What’s going on: “I lead Siemens’ maritime business in the United States, where we work hand in hand with shipyards and manufacturers,” Ng said at a Tuesday Senate Commerce, Science and Transportation Subcommittee on Science, Manufacturing and Competitiveness hearing on how AI can “improve lives, create jobs and drive economic growth.”

  • “We are … seeing firsthand how AI is most powerful when it connects data to operational decisions in the real world. Through our maritime work, shipbuilders are using our physics-based, AI-enabled digital shipbuilding platform to connect design simulation and production planning so that teams can identify bottlenecks before they occur.”
  • It’s not just shipbuilding, however. “Industrial AI, alongside digital twins and software-defined automation, is transforming manufacturing across industries,” Ng told the subcommittee members.

Why it’s important: “We are seeing machine downtime reduced by 50%, energy consumption cut by 20% and quality control with 99.99% accuracy,” she continued.

  • “Industrial AI is helping manufacturers to achieve up to 40% in productivity improvements, and it’s transforming traditional factories into flexible digital enterprises.” 

Not “coming” for humans’ jobs: The manufacturing sector has a shortage of approximately 400,000 workers, she went on, citing data from a joint  report by Deloitte and the NAM’s 501(c)3 workforce development and education affiliate, the Manufacturing Institute.

  • “The issue is not AI coming for industrial jobs. It’s a shortage of skilled workers amid increasing production complexity.

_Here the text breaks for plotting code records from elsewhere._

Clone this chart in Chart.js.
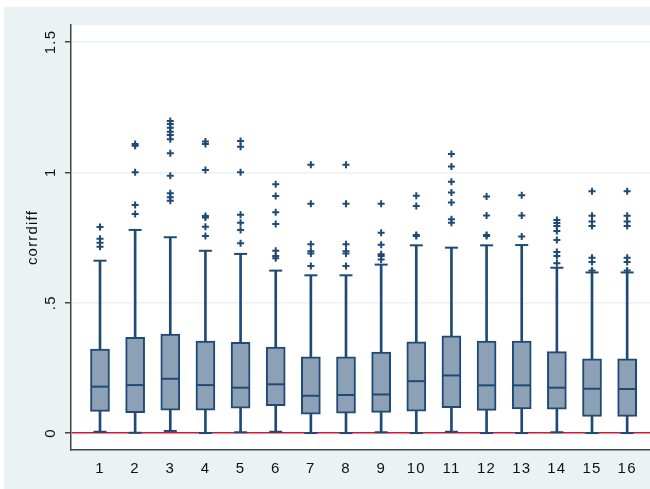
<!DOCTYPE html>
<html><head><meta charset="utf-8">
<script src="https://cdn.jsdelivr.net/npm/chart.js@4/dist/chart.umd.min.js"></script>
<style>html,body{margin:0;padding:0;background:#fff}#wrap{width:650px;height:489px}</style>
</head><body><div id="wrap"><canvas id="c"></canvas></div>
<script>
// box plot of corrdiff over 16 groups
const groups=[1,2,3,4,5,6,7,8,9,10,11,12,13,14,15,16]
const lo=[0.005,0.001,0.008,0.0,0.003,0.005,0.0,0.0,0.003,0.0,0.005,0.0,0.0,0.003,0.0,0.0]
const q1=[0.083,0.078,0.088,0.088,0.095,0.105,0.072,0.076,0.079,0.084,0.097,0.087,0.093,0.092,0.064,0.064]
const med=[0.178,0.184,0.208,0.184,0.174,0.187,0.143,0.146,0.148,0.199,0.221,0.183,0.183,0.174,0.170,0.169]
const q3=[0.322,0.367,0.380,0.353,0.348,0.330,0.292,0.292,0.311,0.350,0.373,0.353,0.353,0.312,0.285,0.285]
const hi=[0.661,0.779,0.751,0.699,0.687,0.623,0.605,0.605,0.646,0.720,0.711,0.720,0.721,0.634,0.616,0.616]
const outliers=[
[0.715,0.73,0.745,0.79],
[0.84,0.875,1.0,1.102,1.109],
[0.891,0.904,0.92,0.987,1.073,1.127,1.143,1.156,1.171,1.185,1.197],
[0.756,0.791,0.827,0.832,1.009,1.109,1.118],
[0.728,0.779,0.807,0.837,1.0,1.098,1.12],
[0.67,0.679,0.699,0.802,0.847,0.909,0.954],
[0.641,0.689,0.697,0.724,0.879,1.029],
[0.641,0.689,0.697,0.724,0.879,1.029],
[0.666,0.679,0.686,0.722,0.768,0.879],
[0.756,0.76,0.871,0.91],
[0.807,0.82,0.884,0.923,0.964,1.022,1.07],
[0.756,0.76,0.834,0.907],
[0.754,0.834,0.912],
[0.651,0.679,0.694,0.74,0.775,0.794,0.806,0.817],
[0.623,0.656,0.672,0.794,0.811,0.833,0.927],
[0.623,0.656,0.672,0.794,0.811,0.833,0.927]
]
const yTicks=[0,0.5,1,1.5]
const yLabels=["0",".5","1","1.5"]
const yTitle="corrdiff"

const navy="#1f4a76"
const boxFill="#8ca0b6"
const bgLight="#eaf2f3"
const red="#d4143a"
const axisCol="#454545"
const font='15px "Liberation Sans"'

const frame={
id:"frame",
beforeDraw(chart){
const c=chart.ctx,a=chart.chartArea
c.save()
c.fillStyle="#fff";c.fillRect(0,0,chart.width,chart.height)
c.fillStyle=bgLight;c.fillRect(4,7,chart.width-4,chart.height-7)
c.fillStyle="#fff";c.fillRect(a.left,a.top,chart.width-a.left,a.bottom-a.top)
c.restore()
c.letterSpacing="1.2px"
},
afterDraw(chart){
const c=chart.ctx,y=chart.scales.y,a=chart.chartArea
c.save()
c.font=font;c.fillStyle="#111";c.textAlign="center";c.textBaseline="middle"
yTicks.forEach((v,i)=>{
c.save();c.translate(51,y.getPixelForValue(v));c.rotate(-Math.PI/2);c.fillText(yLabels[i],0,0);c.restore()
})
c.translate(33,(a.top+a.bottom)/2);c.rotate(-Math.PI/2);c.fillText(yTitle,0,0)
c.restore()
}
}

const pts=[]
outliers.forEach((list,i)=>list.forEach(v=>pts.push({x:groups[i],y:v})))
const caps=[]
groups.forEach((g,i)=>{caps.push({x:g,y:lo[i]});caps.push({x:g,y:hi[i]})})

new Chart(document.getElementById("c"),{
type:"bar",
data:{datasets:[
{type:"scatter",data:groups.map((g,i)=>({x:g,y:med[i]})),pointStyle:"line",radius:9,borderWidth:2,borderColor:navy},
{type:"scatter",data:caps,pointStyle:"line",radius:6.5,borderWidth:2,borderColor:navy},
{type:"scatter",data:pts,pointStyle:"cross",radius:3.5,borderWidth:2,borderColor:navy},
{data:groups.map((g,i)=>({x:g,y:[q1[i],q3[i]]})),backgroundColor:boxFill,borderColor:navy,borderWidth:2,borderSkipped:false,barThickness:19,grouped:false},
{data:groups.map((g,i)=>({x:g,y:[q3[i],hi[i]]})),backgroundColor:navy,borderWidth:0,barThickness:2,grouped:false},
{data:groups.map((g,i)=>({x:g,y:[lo[i],q1[i]]})),backgroundColor:navy,borderWidth:0,barThickness:2,grouped:false}
]},
options:{
responsive:true,maintainAspectRatio:false,animation:false,
layout:{autoPadding:false,padding:{top:25,left:0,right:0,bottom:0}},
plugins:{legend:{display:false},tooltip:{enabled:false}},
scales:{
x:{type:"linear",offset:false,min:0.175,max:16.65,
afterBuildTicks(s){s.ticks=groups.map(v=>({value:v}))},
afterFit(s){s.height=39;s.paddingLeft=0;s.paddingRight=0},
grid:{display:false},
border:{color:axisCol,width:1.5},
ticks:{font:{family:"Liberation Sans",size:15},color:"#111",padding:2,autoSkip:false,maxRotation:0}},
y:{min:-0.065,max:1.565,
afterBuildTicks(s){s.ticks=yTicks.map(v=>({value:v}))},
afterFit(s){s.width=71},
ticks:{display:false},
grid:{color:c=>c.tick&&c.tick.value===0?red:bgLight,lineWidth:1.5,tickColor:axisCol,tickLength:6,tickWidth:1.5},
border:{color:axisCol,width:1.5}}
}
},
plugins:[frame]
})
</script></body></html>
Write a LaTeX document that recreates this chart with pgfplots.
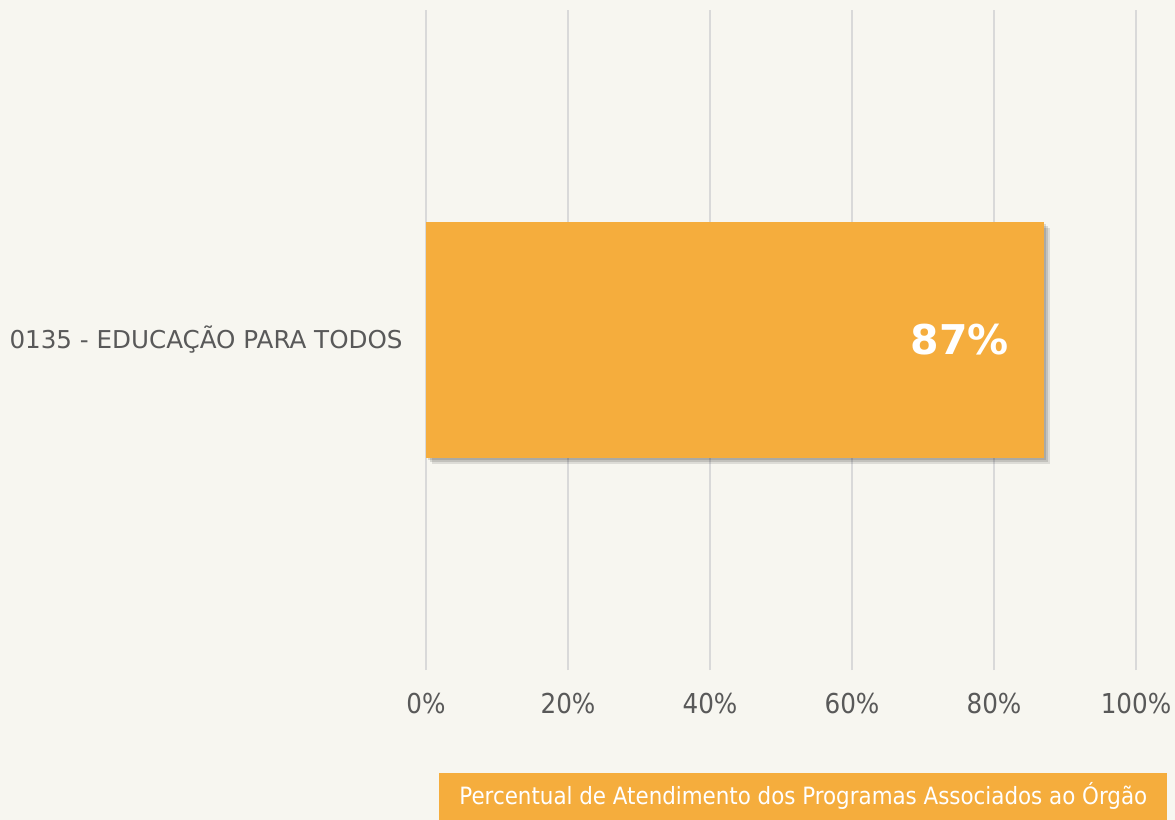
\documentclass[border=0pt]{standalone}
\usepackage{fontspec}
\setmainfont{DejaVu Sans}
\newfontfamily\cond{DejaVu Sans Condensed}
\usepackage{pgfplots}
\pgfplotsset{compat=1.18}
\definecolor{bgc}{HTML}{F7F6F0}
\definecolor{barc}{HTML}{F5AD3D}
\definecolor{gridc}{HTML}{D9D9D9}
\definecolor{txtc}{HTML}{595959}
\begin{document}
\begin{tikzpicture}
  % page background, 1 px = 0.5pt
  \fill[bgc] (0,0) rectangle (587.5pt,-410pt);
  \useasboundingbox (0,0) rectangle (587.5pt,-410pt);
  \begin{axis}[
      at={(213pt,-335pt)}, anchor=south west,
      scale only axis, width=355pt, height=330pt,
      xbar, bar width=118pt,
      xmin=0, xmax=100, ymin=-1, ymax=1,
      xtick={0,20,40,60,80,100},
      xticklabel={\pgfmathprintnumber{\tick}\%},
      xticklabel style={font=\cond\fontsize{13.7}{16}\selectfont, text=txtc, anchor=center, yshift=-17pt},
      ytick={0},
      yticklabels={0135 - EDUCAÇÃO PARA TODOS},
      yticklabel style={font=\fontsize{12.3}{15}\selectfont, text=txtc, inner sep=0pt, xshift=-11.5pt},
      /pgf/number format/assume math mode=true,
      major tick length=0pt,
      axis line style={draw=none},
      xmajorgrids=true,
      major grid style={gridc, line width=1pt},
      nodes near coords={\pgfmathprintnumber{\pgfplotspointmeta}\%},
      point meta=x,
      nodes near coords style={anchor=east, xshift=-14pt, text=white, font=\bfseries\fontsize{20.5}{24}\selectfont},
    ]
    \addplot[fill=barc, draw=none,
      preaction={fill=black, fill opacity=0.10, transform canvas={xshift=3pt, yshift=-3pt}},
      preaction={fill=black, fill opacity=0.12, transform canvas={xshift=2pt, yshift=-2pt}},
      preaction={fill=black, fill opacity=0.12, transform canvas={xshift=1pt, yshift=-1pt}}]
      coordinates {(87,0)};
  \end{axis}
  \node[fill=barc, text=white, inner sep=0pt, minimum width=364pt, minimum height=23.5pt,
        anchor=south west, font=\cond\fontsize{11.9}{14}\selectfont]
        at (219.5pt,-410pt) {Percentual de Atendimento dos Programas Associados ao Órgão};
\end{tikzpicture}
\end{document}
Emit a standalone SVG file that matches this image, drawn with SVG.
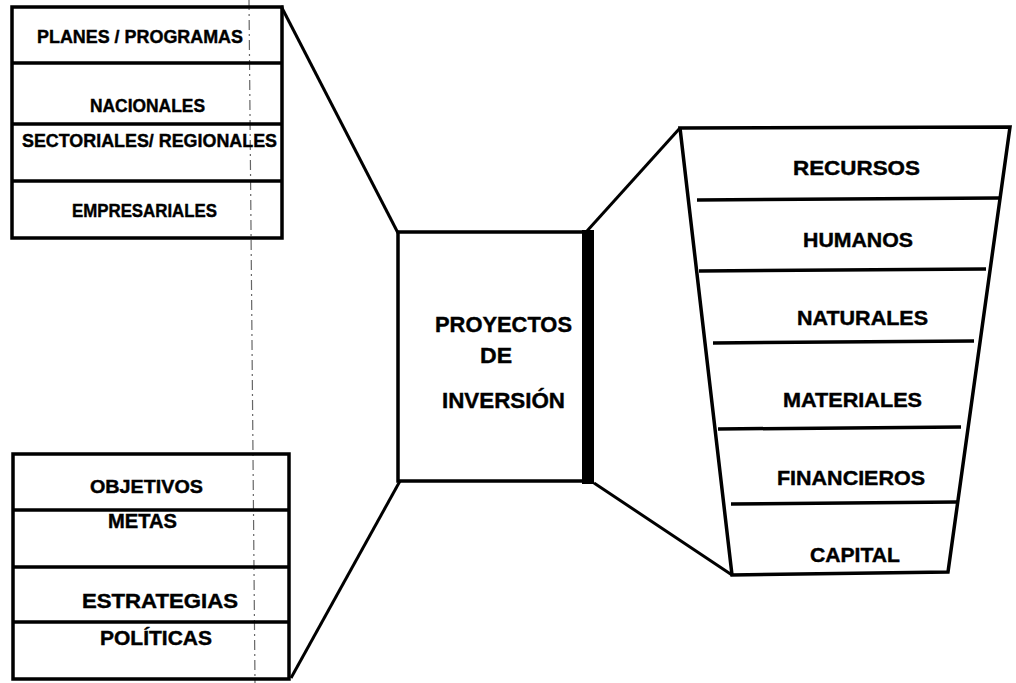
<svg xmlns="http://www.w3.org/2000/svg" width="1016" height="683" viewBox="0 0 1016 683">
  <style>
    .frame { fill: none; stroke: #000; stroke-width: 3.5; stroke-linejoin: miter; }
    .bar { fill: none; stroke: #000; stroke-width: 3.5; }
    .link { fill: none; stroke: #000; stroke-width: 3; }
    .guide { fill: none; stroke: #666; stroke-width: 1.2; stroke-dasharray: 10 4 2 4; }
    text { font-family: "Liberation Sans", Arial, sans-serif; font-weight: bold; fill: #000; stroke: #000; stroke-width: 0.4; }
    .sm { font-size: 17.5px; }
    .md { font-size: 19.5px; }
    .lg { font-size: 22px; }
  </style>
  <rect width="1016" height="683" fill="#fff"/>

  <!-- thin dashed vertical guide -->
  <line class="guide" x1="249" y1="0" x2="255" y2="683"/>

  <g id="connectors">
    <line class="link" x1="281" y1="6" x2="398" y2="233"/>
    <line class="link" x1="400" y1="481" x2="291" y2="678"/>
    <line class="link" x1="587" y1="231" x2="680" y2="128"/>
    <line class="link" x1="594" y1="483" x2="732" y2="575"/>
  </g>

  <g id="planes">
    <rect class="frame" x="12" y="7" width="270" height="231"/>
    <line class="bar" x1="12" y1="63" x2="282" y2="63"/>
    <line class="bar" x1="12" y1="124" x2="282" y2="124"/>
    <line class="bar" x1="12" y1="181" x2="282" y2="181"/>
    <text class="sm" x="37" y="43" textLength="206" lengthAdjust="spacingAndGlyphs">PLANES /  PROGRAMAS</text>
    <text class="sm" x="90" y="112" textLength="115" lengthAdjust="spacingAndGlyphs">NACIONALES</text>
    <text class="sm" x="22" y="147" textLength="255" lengthAdjust="spacingAndGlyphs">SECTORIALES/ REGIONALES</text>
    <text class="sm" x="72" y="217" textLength="145" lengthAdjust="spacingAndGlyphs">EMPRESARIALES</text>
  </g>

  <g id="objetivos">
    <rect class="frame" x="13" y="454" width="276" height="225"/>
    <line class="bar" x1="13" y1="510" x2="289" y2="510"/>
    <line class="bar" x1="13" y1="567" x2="289" y2="567"/>
    <line class="bar" x1="13" y1="622" x2="289" y2="622"/>
    <text class="sm" x="90" y="493" textLength="113" lengthAdjust="spacingAndGlyphs">OBJETIVOS</text>
    <text class="md" x="108" y="528" textLength="69" lengthAdjust="spacingAndGlyphs">METAS</text>
    <text class="md" x="82" y="608" textLength="156" lengthAdjust="spacingAndGlyphs">ESTRATEGIAS</text>
    <text class="md" x="100" y="645" textLength="112" lengthAdjust="spacingAndGlyphs">POLÍTICAS</text>
  </g>

  <g id="proyectos">
    <rect class="frame" x="398" y="232" width="188" height="249"/>
    <rect x="582" y="230" width="12" height="254" fill="#000"/>
    <text class="lg" x="435" y="332" textLength="137" lengthAdjust="spacingAndGlyphs">PROYECTOS</text>
    <text class="lg" x="480" y="363" textLength="32" lengthAdjust="spacingAndGlyphs">DE</text>
    <text class="lg" x="442" y="408" textLength="123" lengthAdjust="spacingAndGlyphs">INVERSIÓN</text>
  </g>

  <g id="recursos">
    <polygon class="frame" points="680,128 1010,127 948,572 732,575"/>
    <line class="bar" x1="697" y1="200" x2="999" y2="198"/>
    <line class="bar" x1="699" y1="271" x2="986" y2="269"/>
    <line class="bar" x1="713" y1="343" x2="974" y2="341"/>
    <line class="bar" x1="718" y1="429" x2="961" y2="427"/>
    <line class="bar" x1="731" y1="504" x2="957" y2="502"/>
    <text class="md" x="793" y="175" textLength="127" lengthAdjust="spacingAndGlyphs">RECURSOS</text>
    <text class="md" x="803" y="247" textLength="110" lengthAdjust="spacingAndGlyphs">HUMANOS</text>
    <text class="md" x="797" y="325" textLength="131" lengthAdjust="spacingAndGlyphs">NATURALES</text>
    <text class="md" x="783" y="407" textLength="139" lengthAdjust="spacingAndGlyphs">MATERIALES</text>
    <text class="md" x="777" y="485" textLength="148" lengthAdjust="spacingAndGlyphs">FINANCIEROS</text>
    <text class="md" x="810" y="562" textLength="90" lengthAdjust="spacingAndGlyphs">CAPITAL</text>
  </g>
</svg>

Industrial AI doesn’t just solve the workforce shortage; it changes the entire equation. These technologies reduce repetitive and hazardous tasks while elevating the skillsets of workers.” 

What Congress should do: Lawmakers should take three steps with regard to industrial AI, Ng said: 

  • First, distinguish between industrial and consumer AI.
  • Focus on industrial AI adoption by “integrat[ing] digital modernization from the outset and accelerat[ing] deployment through public–private collaboration programs.” 
  • Send a clear message “that digital capability is core industrial infrastructure.”